DOI

10.1353/hph.2008.0004

Abstract

Critics have often suggested that Hobbes is a paradigm case of a philosopher whose own style of writing violates the norms he sets down for rational discourse. Philosophy, he says, "professedly rejects not only the paint and false colors of language, but even the very ornaments and graces of the same." More specifically he says that metaphors must be "utterly excluded" from "the rigorous search of truth ... seeing they openly professe deceit, to admit them into counsel, or reasoning, were manifested folly.” Nevertheless, attention focuses on his flair for the dramatic or metaphorical, as in the great mise en scene that is the state of nature or in the overriding metaphor in which the state is regarded as an artificial man.
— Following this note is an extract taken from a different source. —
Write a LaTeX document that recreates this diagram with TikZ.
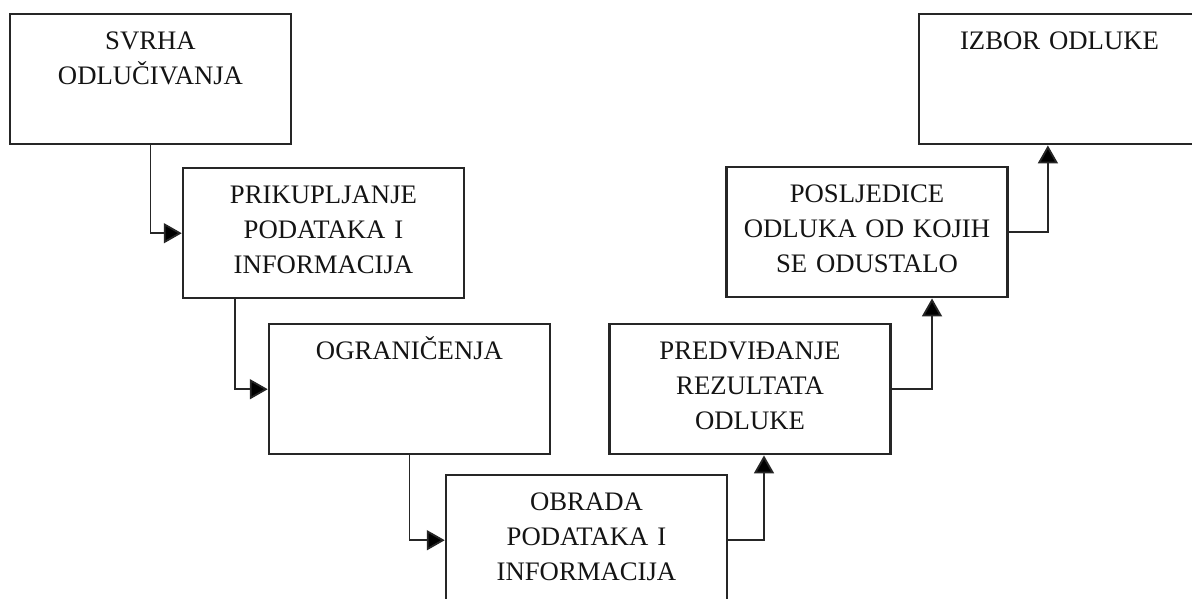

Now while I agree that Hobbes is a crucial case in determining the interplay of philosophical themes and literary modes (and I approach this distinction with some caution), I want to attend to some rather different aspects of his philosophical writing. In doing so, I will limit myself to his acknowledged masterpiece, the Leviathan, which is the mature fruit not only of his thought on ethics and politics but also of his reflections on the problematics of philosophical communication.

Document Type

Article

Publication Date

4-1980

Publisher Statement

Copyright © 1980 Johns Hopkins University Press. This article first appeared in Journal of the History of Philosophy 18, no. 2 (April 1980): 147-57. doi:10.1353/hph.2008.0004.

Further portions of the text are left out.